We recognize that breaking the cycle of crisis will not be easy, that divergent points of view inevitably will emerge, and that no one course of action will ever have unanimous support. Nevertheless, the United States believes firmly that very real and sustained progress must be made quickly or we will soon find ourselves in an even more difficult situation than we are now.

In our view, UNRWA’s recurring financial crises are not solely the result of lack of adequate resources provided to the organization. UNRWA itself, in dialogue with its major supporters, should develop a stronger policy planning capacity that articulates an effective strategic vision for the future. Such a vision should inspire confidence among donors and host governments and align the agency’s program priorities and implementation more closely to realistic projections of available resources. UNRWA’s ability to make quick and demonstrable progress in developing such a vision will be one factor the U.S. will consider in deciding how much more money, beyond the $70 million announced today, it will be able to contribute to UNRWA later in the year.

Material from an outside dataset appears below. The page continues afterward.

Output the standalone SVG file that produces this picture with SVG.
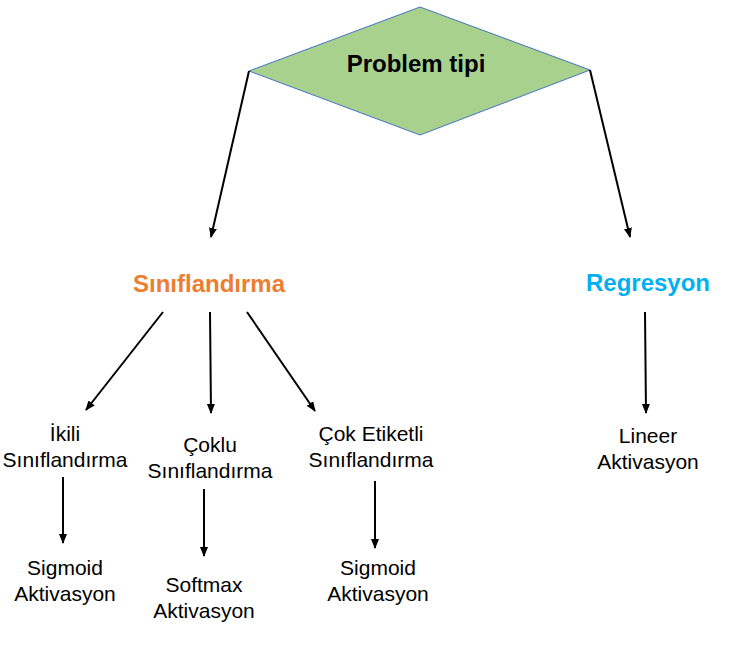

The United States therefore welcomes Commissioner General Hansen’s plan to establish a policy planning unit in UNRWA headquarters. We further welcome his interest, as expressed at the October UNRWA Advisory Committee meeting in Amman, in working with donors and host governments to further augment UNRWA’s staff capacity to address long-term program and budget planning issues. The United States stands ready to provide an expert to further strengthen UNRWA’s planning capacity. We urge the Commissioner-General to provide interested governments as soon as possible a comprehensive proposal as to what expert staff augmentation UNRWA would like so we can all work together cooperatively to try to meet your needs. Only by working together, speaking frankly, making honest evaluations of the choices and opportunities available to us, and, most importantly, taking action when action is needed, can we realistically expect to solve these very real problems which lie before us.